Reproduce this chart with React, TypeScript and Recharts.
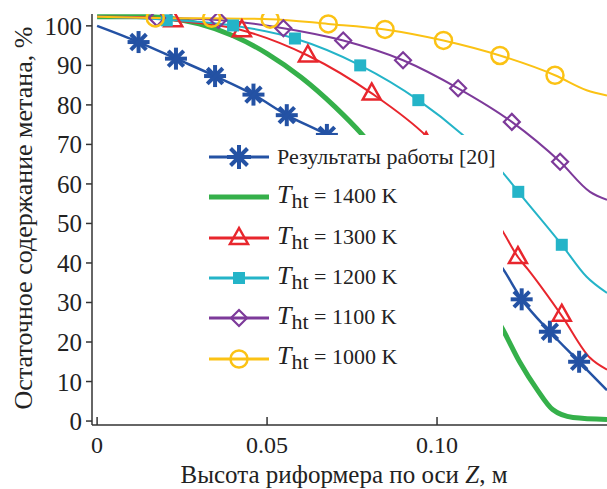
import { ComposedChart, Line, Scatter, XAxis, YAxis, Legend, Label } from 'recharts';

// readings from the figure: [z, residual methane %]
const xTicks = [0, 0.05, 0.1];
const yTicks = [0, 10, 20, 30, 40, 50, 60, 70, 80, 90, 100];

const refCurve = [[0, 100], [0.0122, 95.9], [0.0232, 91.7], [0.0347, 87.3], [0.046, 82.6], [0.0558, 77.4], [0.0676, 72.4], [0.094, 56], [0.1194, 38.5], [0.1249, 30.8], [0.1332, 22.6], [0.1418, 15], [0.15, 7.8]];
const refMarks = [[0.0122, 95.9], [0.0232, 91.7], [0.0347, 87.3], [0.046, 82.6], [0.0558, 77.4], [0.0676, 72.4], [0.1249, 30.8], [0.1332, 22.6], [0.1418, 15]];

const t1400Curve = [[0, 102.3], [0.015, 102.3], [0.0224, 101.8], [0.03, 100.5], [0.04, 97.5], [0.05, 93], [0.06, 87], [0.07, 79.5], [0.0782, 72.3], [0.1, 47], [0.1194, 23.1], [0.1244, 14.8], [0.1294, 8], [0.134, 2.9], [0.14, 0.9], [0.15, 0.4]];

const t1300Curve = [[0, 102.3], [0.015, 102.2], [0.0224, 101.4], [0.0426, 98.9], [0.062, 92.5], [0.0808, 82.9], [0.097, 72], [0.1194, 47.9], [0.1238, 41.5], [0.1268, 38.3], [0.1368, 26.5], [0.145, 16], [0.15, 13]];
const t1300Marks = [[0.0224, 101.4], [0.0426, 98.9], [0.062, 92.5], [0.0808, 82.9], [0.0968, 70.5], [0.1238, 41.5], [0.1367, 26.9]];

const t1200Curve = [[0, 102.3], [0.02, 101.6], [0.04, 100.1], [0.0582, 96.8], [0.0774, 90], [0.0945, 81.2], [0.1076, 72.4], [0.1194, 62.8], [0.1239, 58], [0.1367, 44.6], [0.144, 36.5], [0.15, 32.4]];
const t1200Marks = [[0.0205, 101.4], [0.04, 100.1], [0.0582, 96.8], [0.0774, 90], [0.0945, 81.2], [0.1239, 58], [0.1367, 44.6]];

const t1100Curve = [[0, 102.3], [0.0176, 102], [0.0357, 101.5], [0.0548, 99.4], [0.0724, 96.3], [0.09, 91.3], [0.1062, 84.2], [0.122, 75.7], [0.1362, 65.6], [0.145, 58], [0.15, 56]];
const t1100Marks = [[0.0176, 102], [0.0357, 101.5], [0.0548, 99.4], [0.0724, 96.3], [0.09, 91.3], [0.1062, 84.2], [0.122, 75.7], [0.1362, 65.6]];

const t1000Curve = [[0, 102.3], [0.0171, 102], [0.0337, 101.9], [0.0509, 101.7], [0.068, 100.5], [0.0847, 99.1], [0.1019, 96.3], [0.1185, 92.5], [0.1347, 87.5], [0.144, 83.7], [0.15, 82.4]];
const t1000Marks = [[0.0171, 102], [0.0337, 101.9], [0.0509, 101.7], [0.068, 100.5], [0.0847, 99.1], [0.1019, 96.3], [0.1185, 92.5], [0.1347, 87.5]];

const FONT = "'Liberation Serif', 'DejaVu Serif Condensed', 'DejaVu Serif', serif";
const AXIS = '#333';

const toPts = (arr: number[][]) => arr.map(([x, y]) => ({ x, y }));

type Kind = 'star' | 'none' | 'triangle' | 'square' | 'diamond' | 'circle';

const series: { key: string; temp?: string; label?: string; color: string; width: number; kind: Kind; curve: number[][]; marks: number[][] }[] = [
  { key: 'ref', label: 'Результаты работы [20]', color: '#2452a4', width: 2.5, kind: 'star', curve: refCurve, marks: refMarks },
  { key: 't1400', temp: '1400', color: '#35b04a', width: 5, kind: 'none', curve: t1400Curve, marks: [] },
  { key: 't1300', temp: '1300', color: '#e8262d', width: 2, kind: 'triangle', curve: t1300Curve, marks: t1300Marks },
  { key: 't1200', temp: '1200', color: '#24b4c8', width: 2, kind: 'square', curve: t1200Curve, marks: t1200Marks },
  { key: 't1100', temp: '1100', color: '#7d3a9a', width: 2, kind: 'diamond', curve: t1100Curve, marks: t1100Marks },
  { key: 't1000', temp: '1000', color: '#fbc214', width: 2, kind: 'circle', curve: t1000Curve, marks: t1000Marks },
];

function Marker({ kind, cx, cy, color, big }: { kind: Kind; cx: number; cy: number; color: string; big?: boolean }) {
  if (kind === 'star') {
    const r = big ? 12 : 11;
    return (
      <g stroke={color} strokeWidth={4} strokeLinecap="butt">
        {[0, 45, 90, 135].map((a) => {
          const dx = r * Math.cos((a * Math.PI) / 180);
          const dy = r * Math.sin((a * Math.PI) / 180);
          return <line key={a} x1={cx - dx} y1={cy - dy} x2={cx + dx} y2={cy + dy} />;
        })}
      </g>
    );
  }
  if (kind === 'triangle')
    return <polygon points={`${cx},${cy - 10} ${cx - 9},${cy + 6} ${cx + 9},${cy + 6}`} fill="none" stroke={color} strokeWidth={2.5} />;
  if (kind === 'square') return <rect x={cx - 6} y={cy - 6} width={12} height={12} fill={color} />;
  if (kind === 'diamond')
    return <polygon points={`${cx},${cy - 8} ${cx + 8},${cy} ${cx},${cy + 8} ${cx - 8},${cy}`} fill="none" stroke={color} strokeWidth={2.2} />;
  if (kind === 'circle') return <circle cx={cx} cy={cy} r={8.5} fill="none" stroke={color} strokeWidth={2.5} />;
  return null;
}

const XTick = ({ x, y, payload }: any) => (
  <g>
    <line x1={x} y1={y} x2={x} y2={y - 8} stroke={AXIS} strokeWidth={1.5} />
    <text x={x} y={y + 28} textAnchor="middle" style={{ fontFamily: FONT }} fontSize={24} fill="#222">
      {payload.value === 0 ? '0' : payload.value.toFixed(2)}
    </text>
  </g>
);

const YTick = ({ x, y, payload }: any) => (
  <g>
    <line x1={x - 6} y1={y} x2={x} y2={y} stroke={AXIS} strokeWidth={1.5} />
    <text x={x - 10} y={y + 9} textAnchor="end" style={{ fontFamily: FONT }} fontSize={25} fill="#222">
      {payload.value}
    </text>
  </g>
);

const renderLegend = () => (
  <div style={{ paddingTop: 2, paddingLeft: 9, fontFamily: FONT, fontSize: 22, color: '#222', whiteSpace: 'nowrap' }}>
    {series.map((s) => (
      <div key={s.key} style={{ display: 'flex', alignItems: 'center', height: 40.3 }}>
        <svg width={60} height={30} style={{ marginRight: 8 }}>
          <line x1={0} y1={15} x2={60} y2={15} stroke={s.color} strokeWidth={s.kind === 'none' ? 5 : 3} />
          <Marker kind={s.kind} cx={30} cy={15} color={s.color} big />
        </svg>
        {s.label ? (
          <span>{s.label}</span>
        ) : (
          <span>
            <i style={{ fontSize: 26 }}>T</i>
            <sub style={{ fontSize: 22 }}>ht</sub> = {s.temp} K
          </span>
        )}
      </div>
    ))}
  </div>
);

export default function App() {
  return (
    <div style={{ position: 'absolute', left: 0, top: 0 }}>
      <ComposedChart width={607} height={489} margin={{ top: 14, right: 0, bottom: 0, left: 0 }}>
        <XAxis
          type="number"
          dataKey="x"
          domain={[-0.0015, 0.15]}
          ticks={xTicks}
          allowDataOverflow
          height={64}
          stroke={AXIS}
          strokeWidth={1.5}
          tickLine={false}
          tickSize={0}
          tickMargin={0}
          tick={<XTick />}
        >
          <Label
            content={() => (
              <text x={344} y={483} textAnchor="middle" style={{ fontFamily: FONT }} fontSize={25} fill="#222">
                Высота риформера по оси <tspan fontStyle="italic">Z</tspan>, м
              </text>
            )}
          />
        </XAxis>
        <YAxis
          type="number"
          domain={[-1, 103]}
          ticks={yTicks}
          allowDataOverflow
          width={92}
          stroke={AXIS}
          strokeWidth={1.5}
          tickLine={false}
          tickSize={0}
          tickMargin={0}
          tick={<YTick />}
        >
          <Label
            content={() => (
              <text x={32} y={218} transform="rotate(-90, 32, 218)" textAnchor="middle" style={{ fontFamily: FONT }} fontSize={26} fill="#222">
                Остаточное содержание метана, %
              </text>
            )}
          />
        </YAxis>
        {series.map((s) => (
          <Line
            key={s.key}
            data={toPts(s.curve)}
            dataKey="y"
            type="monotone"
            stroke={s.color}
            strokeWidth={s.width}
            dot={false}
            activeDot={false}
            isAnimationActive={false}
          />
        ))}
        {series
          .filter((s) => s.marks.length > 0)
          .map((s) => (
            <Scatter
              key={s.key + '-m'}
              data={toPts(s.marks)}
              dataKey="y"
              isAnimationActive={false}
              shape={(p: any) => <Marker kind={s.kind} cx={p.cx} cy={p.cy} color={s.color} />}
            />
          ))}
        <Legend
          layout="vertical"
          align="center"
          verticalAlign="middle"
          content={renderLegend}
          wrapperStyle={{ left: 200, top: 135, width: 303, height: 262, backgroundColor: '#fff' }}
        />
      </ComposedChart>
    </div>
  );
}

· · · · · · ·

What to produce:
With the pictures left out, restate word for word every line of the data above, from the first down to the line that contains "YAxis, Legend, Label".

Result of this exercise:
Reproduce this chart with React, TypeScript and Recharts.
import { ComposedChart, Line, Scatter, XAxis, YAxis, Legend, Label } from 'recharts';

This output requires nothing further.